If a workspace is built with a linked
devel space, the clean
verb can be used to clean the products from individual packages. This is possible since the catkin
program will symbolically link the build products into the devel space, and stores a list of these links.
Cleaning a single package (or several packages) is as simple as naming them:
catkin clean PKGNAME
This will remove products from this package from the devel space, and remove its build space.
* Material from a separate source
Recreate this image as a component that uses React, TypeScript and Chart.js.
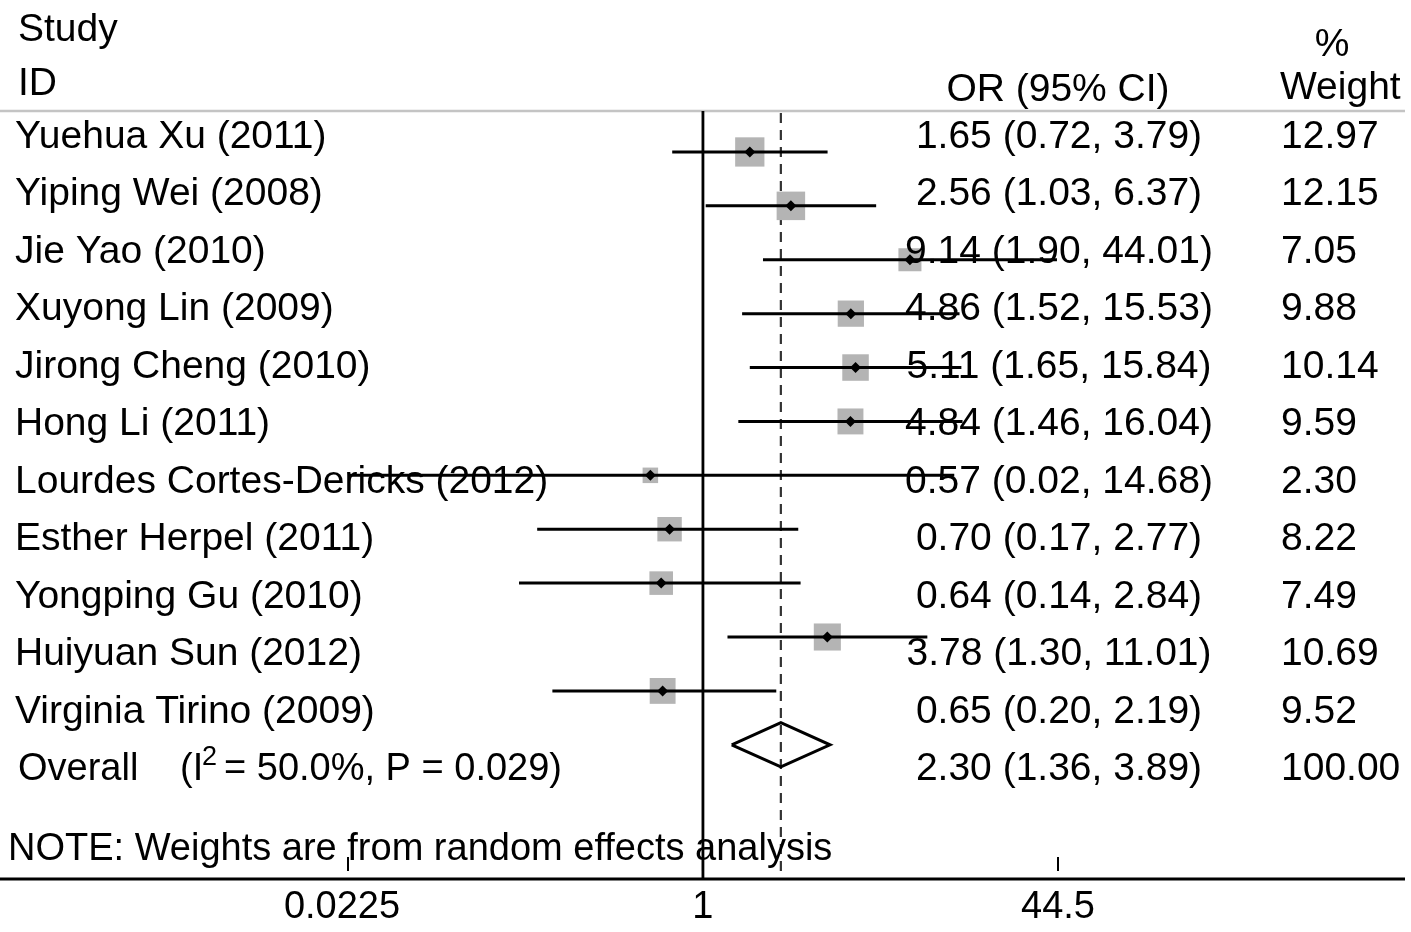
import React, { useEffect, useRef } from 'react';
import { Chart, registerables } from 'chart.js';

Chart.register(...registerables);

// ---- data ----
const studies = [
  'Yuehua Xu (2011)',
  'Yiping Wei (2008)',
  'Jie Yao (2010)',
  'Xuyong Lin (2009)',
  'Jirong Cheng (2010)',
  'Hong Li (2011)',
  'Lourdes Cortes-Dericks (2012)',
  'Esther Herpel (2011)',
  'Yongping Gu (2010)',
  'Huiyuan Sun (2012)',
  'Virginia Tirino (2009)',
];
const orValues = [1.65, 2.56, 9.14, 4.86, 5.11, 4.84, 0.57, 0.7, 0.64, 3.78, 0.65];
const ciLower = [0.72, 1.03, 1.9, 1.52, 1.65, 1.46, 0.02, 0.17, 0.14, 1.3, 0.2];
const ciUpper = [3.79, 6.37, 44.01, 15.53, 15.84, 16.04, 14.68, 2.77, 2.84, 11.01, 2.19];
const weights = [12.97, 12.15, 7.05, 9.88, 10.14, 9.59, 2.3, 8.22, 7.49, 10.69, 9.52];
const overallEstimate = [2.3, 1.36, 3.89]; // OR, lower, upper
const overallWeight = 100.0;
const iSquared = 50.0;
const pHeterogeneity = 0.029;
const tickValues = [0.0225, 1, 44.5];
const tickLabels = ['0.0225', '1', '44.5'];

const FONT = '"Liberation Sans", Arial, Helvetica, sans-serif';
const fmt = (v: number) => v.toFixed(2);

const forestPlugin = {
  id: 'forestDecor',
  beforeDatasetsDraw(chart: any) {
    const { ctx, chartArea, scales } = chart;
    const x = scales.x;
    ctx.save();
    // header rule
    ctx.strokeStyle = '#c4c4c4';
    ctx.lineWidth = 2.5;
    ctx.beginPath();
    ctx.moveTo(0, chartArea.top);
    ctx.lineTo(1405, chartArea.top);
    ctx.stroke();
    // null line at OR = 1
    const x1 = x.getPixelForValue(1);
    ctx.strokeStyle = '#000';
    ctx.lineWidth = 2.8;
    ctx.beginPath();
    ctx.moveTo(x1, chartArea.top);
    ctx.lineTo(x1, chartArea.bottom);
    ctx.stroke();
    // dashed line at overall estimate
    const xo = x.getPixelForValue(overallEstimate[0]);
    ctx.strokeStyle = '#333';
    ctx.lineWidth = 2.2;
    ctx.setLineDash([10, 7]);
    ctx.beginPath();
    ctx.moveTo(xo, chartArea.top + 2);
    ctx.lineTo(xo, chartArea.bottom - 6);
    ctx.stroke();
    ctx.restore();
  },
  afterDraw(chart: any) {
    const { ctx, chartArea, scales } = chart;
    const x = scales.x;
    ctx.save();
    // axis line
    ctx.strokeStyle = '#000';
    ctx.lineWidth = 2.8;
    ctx.beginPath();
    ctx.moveTo(0, chartArea.bottom);
    ctx.lineTo(1405, chartArea.bottom);
    ctx.stroke();
    // ticks (drawn above axis line)
    ctx.lineWidth = 2;
    tickValues.forEach((v) => {
      const px = x.getPixelForValue(v);
      ctx.beginPath();
      ctx.moveTo(px, chartArea.bottom - 22);
      ctx.lineTo(px, chartArea.bottom - 8);
      ctx.stroke();
    });
    ctx.fillStyle = '#000';
    ctx.font = `38px ${FONT}`;
    ctx.textAlign = 'center';
    ctx.textBaseline = 'alphabetic';
    tickValues.forEach((v, i) => {
      const px = x.getPixelForValue(v);
      ctx.fillText(tickLabels[i], px - (i === 0 ? 6 : 0), 918);
    });

    // headers
    ctx.font = `39px ${FONT}`;
    ctx.textAlign = 'left';
    ctx.fillText('Study', 18, 41);
    ctx.fillText('ID', 18, 95);
    ctx.fillText('Weight', 1280, 99);
    ctx.textAlign = 'center';
    ctx.fillText('%', 1332, 56);
    ctx.fillText('OR (95% CI)', 1058, 101);

    // rows
    const rowStep = 57.45;
    const base = 148;
    studies.forEach((s, i) => {
      const yb = base + rowStep * i;
      ctx.textAlign = 'left';
      ctx.fillText(s, 15, yb);
      ctx.textAlign = 'center';
      ctx.fillText(`${fmt(orValues[i])} (${fmt(ciLower[i])}, ${fmt(ciUpper[i])})`, 1059, yb);
      ctx.textAlign = 'left';
      ctx.fillText(fmt(weights[i]), 1281, yb);
    });
    const yo = base + rowStep * studies.length;
    ctx.textAlign = 'center';
    ctx.fillText(
      `${fmt(overallEstimate[0])} (${fmt(overallEstimate[1])}, ${fmt(overallEstimate[2])})`,
      1059,
      yo
    );
    ctx.textAlign = 'left';
    ctx.fillText(overallWeight.toFixed(2), 1281, yo);
    ctx.font = `38px ${FONT}`;
    ctx.fillText('Overall', 18, yo);
    ctx.fillText('(I', 180, yo);
    ctx.font = `27px ${FONT}`;
    ctx.fillText('2', 202, yo - 15);
    ctx.font = `38px ${FONT}`;
    ctx.fillText(`= ${iSquared.toFixed(1)}%, P = ${pHeterogeneity.toFixed(3)})`, 224, yo);

    // note
    ctx.fillText('NOTE: Weights are from random effects analysis', 8, 860);
    ctx.restore();
  },
};

export default function App() {
  const ref = useRef<HTMLCanvasElement>(null);

  useEffect(() => {
    if (!ref.current) return;
    const ciData: any[] = [];
    studies.forEach((_, i) => {
      ciData.push({ x: ciLower[i], y: i });
      ciData.push({ x: ciUpper[i], y: i });
      ciData.push({ x: orValues[i], y: null });
    });
    const oi = studies.length;
    const dh = 0.41;
    const diamondData = [
      { x: overallEstimate[1], y: oi },
      { x: overallEstimate[0], y: oi - dh },
      { x: overallEstimate[2], y: oi },
      { x: overallEstimate[0], y: oi + dh },
      { x: overallEstimate[1], y: oi },
    ];
    const pts = orValues.map((v, i) => ({ x: v, y: i }));

    const chart = new Chart(ref.current, {
      type: 'scatter',
      data: {
        datasets: [
          {
            label: 'estimate',
            data: pts,
            pointStyle: 'rectRot',
            pointRadius: 5.5,
            backgroundColor: '#000',
            borderWidth: 0,
            order: 0,
          } as any,
          {
            label: 'ci',
            data: ciData,
            showLine: true,
            spanGaps: false,
            borderColor: '#000',
            borderWidth: 3,
            pointRadius: 0,
            order: 1,
          } as any,
          {
            label: 'overall',
            data: diamondData,
            showLine: true,
            borderColor: '#000',
            borderWidth: 3,
            borderJoinStyle: 'miter',
            backgroundColor: '#fff',
            fill: false,
            pointRadius: 0,
            order: 1,
          } as any,
          {
            label: 'weight',
            data: pts,
            pointStyle: 'rect',
            pointRadius: (c: any) => (5.5 + 6.6 * Math.sqrt(weights[c.dataIndex] ?? 1)) / Math.SQRT2,
            backgroundColor: '#b4b4b4',
            borderWidth: 0,
            order: 2,
          } as any,
        ],
      },
      options: {
        animation: false,
        responsive: false,
        events: [],
        layout: { padding: { left: 348, right: 353, top: 111, bottom: 53 } },
        plugins: { legend: { display: false }, tooltip: { enabled: false } },
        scales: {
          x: { type: 'logarithmic', min: 0.0225, max: 44.5, display: false },
          y: { type: 'linear', min: -0.76, max: 13.49, reverse: true, display: false },
        },
      },
      plugins: [forestPlugin],
    });
    return () => chart.destroy();
  }, []);

  return (
    <div style={{ position: 'absolute', left: 0, top: 0, width: 1411, height: 932, background: '#fff' }}>
      <canvas ref={ref} width={1411} height={932} style={{ display: 'block', width: 1411, height: 932 }} />
    </div>
  );
}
Sometimes, you may disable or remove source packages from your workspace's source space. After packages have been removed from your source space, you can automatically clean the "orphaned" products with the following command:
catkin clean --orphans
When cleaning one package, it's sometimes useful to also clean all of the packages which depend on it. This can prevent leftover elements from affecting the dependents. To clean a package and only the packages which depend on it, you can run the following:
catkin clean --dependents PKGNAME
By default, the clean
operating is applied only to the active or specified profile. To apply it to all profiles, use the --all-profiles
option.
If you want to clean everything except the source space (i.e. all files and folders generated by the catkin
command, you can use --deinit
to "deinitialize" the workspace. This will clean all products from all packages for all profiles, as well as the profile metadata, itself. After running this, a catkin_tools
workspace will need to be reinitialized to be used.